━━━━━ DATA EXTRACT ━━━━━

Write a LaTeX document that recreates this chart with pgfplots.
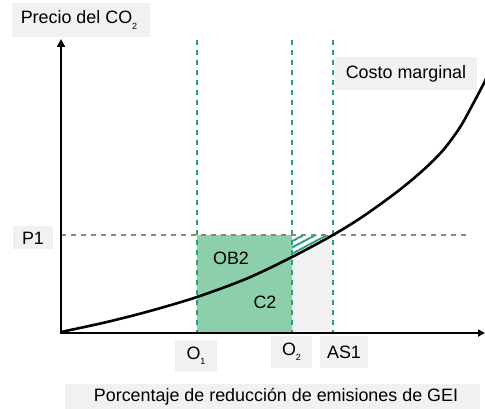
\documentclass[border=0pt]{standalone}
\usepackage{pgfplots}
\pgfplotsset{compat=1.18}
\usepackage{fontspec}
\setmainfont{Liberation Sans}
\usetikzlibrary{arrows.meta,patterns.meta}
\definecolor{boxgray}{RGB}{241,241,241}
\definecolor{greenfill}{RGB}{141,207,170}
\definecolor{tealdash}{RGB}{42,160,128}
\definecolor{pdash}{RGB}{140,136,118}
\definecolor{greyfill}{RGB}{241,241,241}
\newcommand\sub[1]{\raisebox{-0.55ex}{\fontsize{9}{9}\selectfont #1}}
\begin{document}
\begin{tikzpicture}
\begin{axis}[
  scale only axis, width=485pt, height=409pt,
  xmin=0, xmax=485, ymin=0, ymax=409, y dir=reverse,
  hide axis, clip=false,
  font=\fontsize{17.9}{21}\selectfont,
]
% label boxes
\fill[boxgray] (axis cs:12,3) rectangle (axis cs:150,37);
\fill[boxgray] (axis cs:335,57) rectangle (axis cs:477,90);
\fill[boxgray] (axis cs:13,226) rectangle (axis cs:53,249);
\fill[boxgray] (axis cs:175,340) rectangle (axis cs:217,372);
\fill[boxgray] (axis cs:271,336) rectangle (axis cs:312,368);
\fill[boxgray] (axis cs:320,336) rectangle (axis cs:368,368);
\fill[boxgray] (axis cs:65,384) rectangle (axis cs:480,415);
% areas
\addplot[fill=greyfill, draw=none] coordinates {(292,235) (333,235) (333,333) (292,333)} -- cycle;
\addplot[fill=greenfill, draw=none] coordinates {(197,235) (292,235) (292,333) (197,333)} -- cycle;
\addplot[fill=white, draw=none] coordinates {(292,235) (333,235) (312,246.5) (292,257)} -- cycle;
\addplot[pattern={Lines[angle=28,distance=5.5pt,line width=2pt]}, pattern color=tealdash, draw=none] coordinates {(292,235) (333,235) (312,246.5) (292,257)} -- cycle;
% dashed guides
\addplot[tealdash, line width=1.3pt, dash pattern=on 5pt off 5pt] coordinates {(197,40) (197,333)};
\addplot[tealdash, line width=1.3pt, dash pattern=on 5pt off 5pt] coordinates {(292,40) (292,333)};
\addplot[tealdash, line width=1.3pt, dash pattern=on 5pt off 5pt] coordinates {(333,40) (333,333)};
\addplot[pdash, line width=1.3pt, dash pattern=on 5pt off 5pt] coordinates {(61,235) (470,235)};
% marginal cost curve
\addplot[black, line width=2.6pt, smooth] coordinates {
 (61,332) (107,322) (150,311) (197,297) (247,278.5) (292,257) (333,235)
 (363,216.4) (397,191.9) (423,170.3) (443,150.3) (460,127.3) (473,103.9) (483,85) (488,74.5)};
% axes
\draw[black, line width=2.6pt, -{Triangle[length=8pt,width=8pt]}] (axis cs:61,334) -- (axis cs:61,39);
\draw[black, line width=2.6pt, -{Triangle[length=7pt,width=7pt]}] (axis cs:60,333) -- (axis cs:485,333);
% texts
\node at (axis cs:79,20) {Precio del CO\sub{2}};
\node at (axis cs:406,74) {Costo marginal};
\node at (axis cs:33,238) {P1};
\node at (axis cs:231,258) {OB2};
\node at (axis cs:265,302) {C2};
\node at (axis cs:196,356) {O\sub{1}};
\node at (axis cs:291.5,352) {O\sub{2}};
\node at (axis cs:344,352) {AS1};
\node at (axis cs:276,397) {Porcentaje de reducción de emisiones de GEI};
\end{axis}
\pgfresetboundingbox
\path[use as bounding box] (current axis.south west) rectangle (current axis.north east);
\end{tikzpicture}
\end{document}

━━━━━

DIRECTIONS: Return each line exactly as written. Any picture gets left out.

ANSWER BELOW:
Write a LaTeX document that recreates this chart with pgfplots.
\documentclass[border=0pt]{standalone}
\usepackage{pgfplots}
\pgfplotsset{compat=1.18}
\usepackage{fontspec}
\setmainfont{Liberation Sans}
\usetikzlibrary{arrows.meta,patterns.meta}
\definecolor{boxgray}{RGB}{241,241,241}
\definecolor{greenfill}{RGB}{141,207,170}
\definecolor{tealdash}{RGB}{42,160,128}
\definecolor{pdash}{RGB}{140,136,118}
\definecolor{greyfill}{RGB}{241,241,241}
\newcommand\sub[1]{\raisebox{-0.55ex}{\fontsize{9}{9}\selectfont #1}}
\begin{document}
\begin{tikzpicture}
\begin{axis}[
  scale only axis, width=485pt, height=409pt,
  xmin=0, xmax=485, ymin=0, ymax=409, y dir=reverse,
  hide axis, clip=false,
  font=\fontsize{17.9}{21}\selectfont,
]
% label boxes
\fill[boxgray] (axis cs:12,3) rectangle (axis cs:150,37);
\fill[boxgray] (axis cs:335,57) rectangle (axis cs:477,90);
\fill[boxgray] (axis cs:13,226) rectangle (axis cs:53,249);
\fill[boxgray] (axis cs:175,340) rectangle (axis cs:217,372);
\fill[boxgray] (axis cs:271,336) rectangle (axis cs:312,368);
\fill[boxgray] (axis cs:320,336) rectangle (axis cs:368,368);
\fill[boxgray] (axis cs:65,384) rectangle (axis cs:480,415);
% areas
\addplot[fill=greyfill, draw=none] coordinates {(292,235) (333,235) (333,333) (292,333)} -- cycle;
\addplot[fill=greenfill, draw=none] coordinates {(197,235) (292,235) (292,333) (197,333)} -- cycle;
\addplot[fill=white, draw=none] coordinates {(292,235) (333,235) (312,246.5) (292,257)} -- cycle;
\addplot[pattern={Lines[angle=28,distance=5.5pt,line width=2pt]}, pattern color=tealdash, draw=none] coordinates {(292,235) (333,235) (312,246.5) (292,257)} -- cycle;
% dashed guides
\addplot[tealdash, line width=1.3pt, dash pattern=on 5pt off 5pt] coordinates {(197,40) (197,333)};
\addplot[tealdash, line width=1.3pt, dash pattern=on 5pt off 5pt] coordinates {(292,40) (292,333)};
\addplot[tealdash, line width=1.3pt, dash pattern=on 5pt off 5pt] coordinates {(333,40) (333,333)};
\addplot[pdash, line width=1.3pt, dash pattern=on 5pt off 5pt] coordinates {(61,235) (470,235)};
% marginal cost curve
\addplot[black, line width=2.6pt, smooth] coordinates {
 (61,332) (107,322) (150,311) (197,297) (247,278.5) (292,257) (333,235)
 (363,216.4) (397,191.9) (423,170.3) (443,150.3) (460,127.3) (473,103.9) (483,85) (488,74.5)};
% axes
\draw[black, line width=2.6pt, -{Triangle[length=8pt,width=8pt]}] (axis cs:61,334) -- (axis cs:61,39);
\draw[black, line width=2.6pt, -{Triangle[length=7pt,width=7pt]}] (axis cs:60,333) -- (axis cs:485,333);
% texts
\node at (axis cs:79,20) {Precio del CO\sub{2}};
\node at (axis cs:406,74) {Costo marginal};
\node at (axis cs:33,238) {P1};
\node at (axis cs:231,258) {OB2};
\node at (axis cs:265,302) {C2};
\node at (axis cs:196,356) {O\sub{1}};
\node at (axis cs:291.5,352) {O\sub{2}};
\node at (axis cs:344,352) {AS1};
\node at (axis cs:276,397) {Porcentaje de reducción de emisiones de GEI};
\end{axis}
\pgfresetboundingbox
\path[use as bounding box] (current axis.south west) rectangle (current axis.north east);
\end{tikzpicture}
\end{document}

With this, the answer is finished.